Appointees are usually the only unelected members who receive voting privileges, and the NSS is currently running a campaign to remove automatic places on education committees for religious representatives.
The Local Government (Scotland) Act of 1973 requires local authorities in Scotland to appoint three religious representatives to their education committees.
At least one must be appointed by the Catholic Church and one by the Protestant Church of Scotland. They are usually the only unelected members who receive voting privileges. A council may exercise some choice over the third appointee, but this process is extremely unclear and inconsistent.
Such representatives, the NSS points out, have voting privileges in most councils, enabling them to influence local education policies affecting both faith and non-faith schools.
The campaign was highlighted by the welcome news that the City of Edinburgh Council has voted to end voting privileges for unelected religious appointees. It’s the fifth in Scotland to do so.
At the end of August councillors voted in favour of removing voting concessions for the religious representatives sitting on the cabinet and education committees.
This, despite deputations from local religious groups appealing to the council to retain these privileges.
According to the Edinburgh Evening News among them was Catholic Archbishop Leo Cushley.

Image via YouTube
Cushley, above, is quoted as telling councillors:
Catholic schools in Scotland are a part of the heritage of the Catholic community here, and they were entrusted in 1918 to the state, presently represented by you. Having entrusted this estate to you, for us not to have an active voice in council in matters touching upon Catholic schools makes no sense to us, unless there is another agenda at hand, such as one that is inimical to faith, be it in schools or elsewhere in the public square.
NSS briefed councillors
The NSS, which briefed councillors before the Edinburgh vote, welcomed the decision. Head of campaigns Megan Manson said:
We congratulate the City of Edinburgh Council for being the fifth Scottish council this year to vote to end the unfair privileges granted to religious representatives on education committees.
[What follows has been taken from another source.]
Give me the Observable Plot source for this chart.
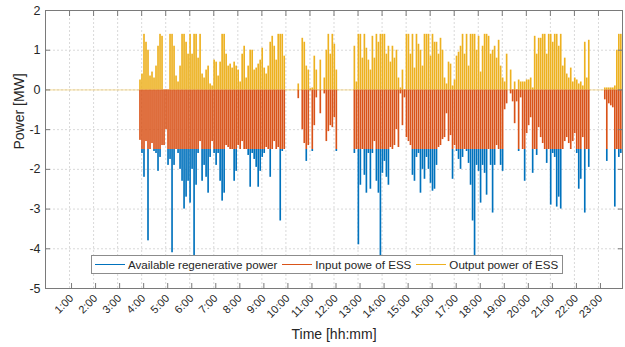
<!DOCTYPE html>
<html><head><meta charset="utf-8">
<script src="https://cdn.jsdelivr.net/npm/d3@7"></script>
<script src="https://cdn.jsdelivr.net/npm/@observablehq/plot@0.6"></script>
<style>
body{margin:0;background:#fff;}
#wrap{position:relative;width:625px;height:347px;font-family:"Liberation Sans",Arial,sans-serif;overflow:hidden;}
#legend{position:absolute;left:91px;top:255px;width:470px;height:17px;border:1px solid #8c8c8c;background:#fff;display:flex;align-items:center;font-size:11.6px;color:#262626;white-space:nowrap;}
.sw{display:inline-block;width:30px;height:0;border-top:1.4px solid;margin:0 3px 0 3px;}
</style></head><body><div id="wrap"><div id="legend"></div></div>
<script>
// ---- data (5-minute samples starting at startTime) ----
const startTime = "03:55";
const stepMinutes = 5;
const hourTicks = [1,2,3,4,5,6,7,8,9,10,11,12,13,14,15,16,17,18,19,20,21,22,23];
const yTicks = [-5,-4,-3,-2,-1,0,1,2];
const seriesNames = ["Available regenerative power", "Input powe of ESS", "Output power of ESS"];

const availablePower = [
 -1.27,-1.6,-2.2,-1.3,-3.8,-1.5,-1.35,-1.55,-1.6,-2.05,-1.7,-1.4,
 -1.4,-1.0,-1.9,-1.75,-4.1,-1.9,-1.5,-1.6,-2.0,-2.3,-3.0,-2.7,
 -2.3,-2.85,-2.0,-4.2,-2.4,-1.6,-1.3,-2.3,-1.9,-2.2,-2.6,-1.7,
 -1.3,-1.6,-1.9,-1.6,-2.3,-2.8,-2.6,-1.4,-1.45,-1.5,-1.5,-2.3,
 -2.05,-1.4,-1.5,-1.3,-1.5,-1.5,-1.65,-2.45,-1.6,-1.75,-1.95,-2.45,
 -2.05,-1.7,-1.6,-1.45,-1.5,-2.2,-1.5,-1.3,-1.5,-1.45,-3.3,-1.55,
 -1.5,0,0,0,0,0,0,-0.22,0,-1.0,-1.35,-1.8,
 -1.4,-0.02,-1.55,-0.9,-0.2,0,-0.6,0,-0.1,-1.3,-1.05,-0.9,
 -0.95,-0.7,-1.55,0,0,0,0,0,0,0,0,-1.6,
 -1.5,-3.9,-2.4,-1.5,-2.15,-2.6,-1.6,-2.5,-1.6,-1.3,-2.3,-2.6,
 -4.3,-2.1,-1.8,-2.2,-2.4,-1.45,-1.5,-1.4,-1.0,-1.45,-0.1,-0.9,
 -0.2,-1.2,-1.3,-1.4,-2.15,-2.3,-1.7,-1.6,-2.6,-2.0,-2.25,-1.7,
 -2.0,-2.35,-2.55,-2.5,-1.9,-1.45,-1.4,-1.25,-1.2,-0.6,-1.3,-1.15,
 -2.25,-1.4,-1.55,-1.75,-2.0,-1.7,-1.5,-1.55,-1.85,-2.4,-3.3,-4.2,
 -1.9,-2.05,-2.85,-1.9,-2.1,-2.65,-1.5,-1.9,-3.1,-1.9,-1.4,-1.5,
 -1.9,-2.05,-0.5,-0.35,0,-0.1,-0.3,-0.85,-0.3,-1.55,-0.2,-1.5,
 -2.3,-1.1,-0.9,-0.7,-2.1,-1.5,-1.65,-0.95,-1.2,-1.35,-1.5,-1.85,
 -1.5,-2.9,-1.6,-1.7,-2.95,-2.7,-3.0,-1.5,-1.3,-1.2,-1.35,-1.5,
 -1.3,-1.1,-1.6,-2.5,-2.25,-1.2,-3.1,-1.5,-1.95,0,0,0,
 0,0,0,0,-0.25,-1.8,-0.35,-0.4,-0.45,-2.95,-1.5,-1.7,
 -1.6
];

const inputPower = [
 -1.27,-1.5,-1.5,-1.3,-1.5,-1.5,-1.35,-1.5,-1.5,-1.5,-1.5,-1.4,
 -1.4,-1.0,-1.5,-1.5,-1.5,-1.5,-1.5,-1.5,-1.5,-1.5,-1.5,-1.5,
 -1.5,-1.5,-1.5,-1.5,-1.5,-1.5,-1.3,-1.5,-1.5,-1.5,-1.5,-1.5,
 -1.3,-1.5,-1.5,-1.5,-1.5,-1.5,-1.5,-1.4,-1.45,-1.5,-1.5,-1.5,
 -1.5,-1.4,-1.5,-1.3,-1.5,-1.5,-1.5,-1.5,-1.5,-1.5,-1.5,-1.5,
 -1.5,-1.5,-1.5,-1.45,-1.5,-1.5,-1.5,-1.3,-1.5,-1.45,-1.5,-1.5,
 -1.5,0,0,0,0,0,0,-0.22,0,-1.0,-1.35,-1.5,
 -1.4,-0.02,-1.5,-0.9,-0.2,0,-0.6,0,-0.1,-1.3,-1.05,-0.9,
 -0.95,-0.7,-1.5,0,0,0,0,0,0,0,0,-1.5,
 -1.5,-1.5,-1.5,-1.5,-1.5,-1.5,-1.5,-1.5,-1.5,-1.3,-1.5,-1.5,
 -1.5,-1.5,-1.5,-1.5,-1.5,-1.45,-1.5,-1.4,-1.0,-1.45,-0.1,-0.9,
 -0.2,-1.2,-1.3,-1.4,-1.5,-1.5,-1.5,-1.5,-1.5,-1.5,-1.5,-1.5,
 -1.5,-1.5,-1.5,-1.5,-1.5,-1.45,-1.4,-1.25,-1.2,-0.6,-1.3,-1.15,
 -1.5,-1.4,-1.5,-1.5,-1.5,-1.5,-1.5,-1.5,-1.5,-1.5,-1.5,-1.5,
 -1.5,-1.5,-1.5,-1.5,-1.5,-1.5,-1.5,-1.5,-1.5,-1.5,-1.4,-1.5,
 -1.5,-1.5,-0.5,-0.35,0,-0.1,-0.3,-0.85,-0.3,-1.5,-0.2,-1.5,
 -1.5,-1.1,-0.9,-0.7,-1.5,-1.5,-1.5,-0.95,-1.2,-1.35,-1.5,-1.5,
 -1.5,-1.5,-1.5,-1.5,-1.5,-1.5,-1.5,-1.5,-1.3,-1.2,-1.35,-1.5,
 -1.3,-1.1,-1.5,-1.5,-1.5,-1.2,-1.5,-1.5,-1.5,0,0,0,
 0,0,0,0,-0.25,-1.5,-0.35,-0.4,-0.45,-1.5,-1.5,-1.5,
 -1.5
];

const outputPower = [
 0.25,0.4,1.4,1.2,1.0,0.35,0.45,0.3,0.6,1.1,1.4,1.35,
 0,0,0,1.4,1.4,1.1,0.35,0.2,0.6,1.4,1.4,1.2,
 0.9,1.4,0.9,1.4,1.4,0.8,1.4,0.4,0.3,0.5,0.6,0.15,
 0.1,0.75,0.7,0.35,0.7,1.4,1.4,0.9,0.6,0.65,0.55,0.7,
 0.6,0.5,0.2,0.9,1.1,0.3,0.6,1.0,1.0,0.5,0.55,0.65,
 0.75,1.05,0.55,0.4,0.6,1.2,1.35,1.1,0.75,1.4,1.4,1.4,
 0.85,0,0,0,0,0,0,0.15,0,1.3,1.2,0.6,
 0.5,0.03,0.05,0.85,0.5,0,0.75,0,0.3,1.0,1.4,0.9,
 1.4,1.15,0.5,0,0,0,0,0,0,0,0,1.1,
 0.2,1.4,1.4,0.8,1.4,1.05,0.75,0.5,1.35,0.8,1.4,1.2,
 1.4,1.4,1.4,0.9,1.1,0.7,1.1,0.8,1.0,0.3,0.05,0.5,
 0,1.4,1.4,0.9,1.4,0.55,1.4,1.15,1.0,0.6,1.4,1.4,
 1.4,0.85,1.4,1.2,1.2,0.9,1.3,1.0,0.3,0.15,0.7,0.65,
 0.1,0.25,0.85,0.95,1.1,1.4,0.9,1.4,0.6,1.4,1.4,1.4,
 1.0,1.35,0.45,1.1,1.4,1.4,1.35,0.9,1.0,1.1,0.8,1.25,
 0.6,0.3,0.2,0.9,0,0.5,0,0.2,0,0.25,0.2,0.2,
 0.2,0.25,0.25,0.3,0.05,1.35,0.9,1.3,1.3,1.4,1.4,0.9,
 1.4,1.4,1.2,1.4,1.4,1.1,1.4,0.6,0.8,0.4,0.3,0.55,
 0.2,0.3,0.25,0.15,0.2,0.1,1.2,0.3,1.25,0,0,0,
 0,0,0,0,0.05,0.05,0.05,0.05,0.05,0.1,1.0,1.4,
 1.4
];

// ---- styles ----
const colors = {avail: "#0072BD", input: "#D95319", output: "#EDB120"};

// ---- build table ----
const [h0, m0] = startTime.split(":").map(Number);
const t0 = h0 + m0 / 60;
const dt = stepMinutes / 60;
const rows = availablePower.map((a, i) => ({
  t: t0 + i * dt, t2: t0 + (i + 1) * dt,
  avail: a, input: inputPower[i], output: outputPower[i]
}));

const barOpts = {x1: "t", x2: "t2", insetRight: 0.35};

const chart = Plot.plot({
  width: 625, height: 347,
  marginLeft: 45, marginRight: 3, marginTop: 10, marginBottom: 59,
  style: {fontFamily: '"Liberation Sans", Arial, sans-serif', fontSize: "11px", color: "#262626", background: "#fff"},
  x: {domain: [0, 24], label: null},
  y: {domain: [-5, 2], label: null},
  marks: [
    Plot.gridX(hourTicks, {stroke: "#d9d9d9", strokeOpacity: 1, strokeDasharray: "2,2"}),
    Plot.gridY(yTicks.filter(v => v > -5 && v < 2), {stroke: "#d9d9d9", strokeOpacity: 1, strokeDasharray: "2,2"}),
    Plot.ruleY([0], {stroke: colors.output, strokeOpacity: 0.45}),
    // available power: only the part beyond the ESS input is visible beneath the input bars
    Plot.rectY(rows, {...barOpts, y1: "input", y2: "avail", fill: colors.avail}),
    Plot.rectY(rows, {...barOpts, y1: 0, y2: "input", fill: colors.input}),
    Plot.rectY(rows, {...barOpts, y1: 0, y2: "output", fill: colors.output}),
    Plot.frame({stroke: "#7a7a7a"}),
    Plot.axisX(hourTicks, {anchor: "bottom", tickSize: -5, tickPadding: 13, tickRotate: -45, dx: 2,
      tickFormat: h => `${h}:00`, stroke: "#7a7a7a", fill: "#262626", label: null, fontSize: 11}),
    Plot.axisX(hourTicks, {anchor: "top", tickSize: -5, tickFormat: () => "", stroke: "#7a7a7a", label: null}),
    Plot.axisY(yTicks, {anchor: "left", tickSize: -5, tickPadding: 10, tickFormat: d => String(d),
      stroke: "#7a7a7a", fill: "#262626", label: null, fontSize: 12.5}),
    Plot.axisY(yTicks, {anchor: "right", tickSize: -5, tickFormat: () => "", stroke: "#7a7a7a", label: null}),
    Plot.text(["Time [hh:mm]"], {frameAnchor: "bottom", dy: 50, fontSize: 14, fill: "#262626"}),
    Plot.text(["Power [MW]"], {frameAnchor: "left", dx: -26, rotate: -90, fontSize: 14, fill: "#262626"})
  ]
});
const wrap = document.getElementById("wrap");
wrap.insertBefore(chart, wrap.firstChild);

// ---- legend ----
const leg = document.getElementById("legend");
[["avail", 0], ["input", 1], ["output", 2]].forEach(([k, i]) => {
  const sw = document.createElement("span");
  sw.className = "sw";
  sw.style.borderColor = colors[k];
  if (i > 0) sw.style.marginLeft = "5px";
  const tx = document.createElement("span");
  tx.textContent = seriesNames[i];
  leg.appendChild(sw); leg.appendChild(tx);
});
</script></body></html>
That so many councils have made this move in the space of less than a year demonstrates the unsustainability of giving voting powers to unelected individuals based on their religious affiliation.
She added:
It also calls into question the appropriateness of requiring councils to appoint religious representatives in the first place. The Scottish government must urgently review this increasingly outdated and unpopular law.
Green councillor Steve Burgess told the Evening News:
We think that people elected by voters should be the ones to take decisions about schools because they can be held to account for their voting, whereas people who are not elected can’t be.
There are lots of other groups that have an interest in education who aren’t represented. Even the parents’ representatives don’t have the vote.
The NSS campaign says:
The system of religious appointees runs counter to democratic principles. Not only are they unelected by the voters; they are also subject to almost no indirect democratic control. Councils must accept the appointments made by the Church of Scotland and the Catholic Church …
Reserving a special role in policy-making for representatives of specific religious institutions, and in so doing excluding the majority of Scottish citizens based on their protected characteristics of religion or belief, clearly runs counter to principles of equality.